Devletin esnafa verdiği kredilerin ödeme sürelerinin geldiğini fakat esnafın ödeyecek gücünün olmadığını belirten Palandöken, şöyle konuştu:

“415 mesleğin neredeyse tamamına yakını, yeme-içme sektörünün kısmen açık olması dolayısıyla diğer kesimlerin, kahvehaneler, kıraathaneler, açık alanlar, kafeler, restoranlar bulabilecekleri müşteriye nasıl hizmet verecek? Herkesin böyle ‘getir götür’de hizmet edecek yanında çalışanı da yok. Aile işletmeleri bunlar. Milyonlarca insanın mağduriyeti söz konusu. Bu işyeri kiraları, elektrik, doğalgaz gibi, sosyal güvenlik destekleri gibi primleri hem yanımızda çalışan hem kendimizin, bugün altıncı aya girdik neredeyse ramak kaldı. Bir lira kazanmadık. Kapalı işyeri. Nereden vergi ödeyecek? Devlet kredi verdi. Kredilerin süresi geldi. Esnafın ödeyecek hali kalmadı. Dolayısıyla birçok esnaf, kepenklerini açmak yerine kepenklerini kapatmak üzere. Çare arıyor, ‘ne yapacağız?’ diyor. Devletten, keşke bize iş verseler de biz de devletin yanında çalışsak gibi serzenişte bulunuyor. Onlarca işçi çalıştıran insanlar, gerçekten bugün sıkıntı içerisindeler. Bu sektörlerin sıkıntılarının mutlak giderilmesiyle ilgili bir an evvel adımların atılması lazım. İnsanlar gerçekten sıkıntı içerisindeler.”

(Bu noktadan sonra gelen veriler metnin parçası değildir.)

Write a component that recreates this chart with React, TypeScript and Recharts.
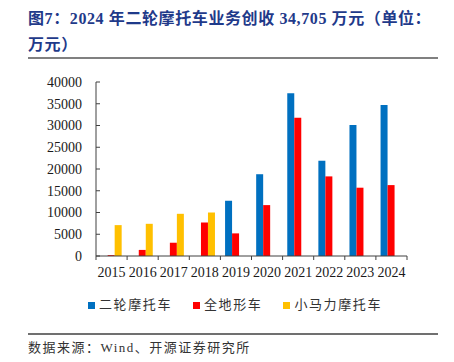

“BİR AN EVVEL KÜÇÜK İŞLETMELERE GEREKLİ DESTEKLERİN HİBE OLARAK VERİLMESİ GEREKİYOR”

Kısıtlamalarda hakkaniyetsizlik olduğunu belirten ve küçük esnafa bir an önce hibe desteği verilmesi gerektiğini belirten Palandöken, şunları dile getirdi:

“Pazarda, hafta içerisindeki alışverişlerdeki Pazar yerlerinde açık olmasına rağmen marketlerdeki, hipermarketlerdeki kısıtlama süreciyle sınırlandırılması, bence hakkaniyetle bağdaşmıyor. Bir an evvel küçük işletmelere gerekli desteklerin verilmesi hem de hibe olarak verilmesi gerekliliğine inanıyorum. Bu sektörün yanlarında çalışan milyonlarca insan, kafeler, barlar, ses sanatçıları, sahne sanatçıları… Dolayısıyla kümülatif baktığınız zaman düğün sektöründe, kır bahçelerinde yapılamayan dolayısıyla bu tür mekanların kapalı kalmasının maliyeti hem ekonomiye hem de haksız rekabete sebep oluyor. Bunun için bir an evvel yetkililerin bu soruna bir çare bulması veya ortak akılla birlikte nasıl, ne yapabilirizin gündeme gelmesi lazım.”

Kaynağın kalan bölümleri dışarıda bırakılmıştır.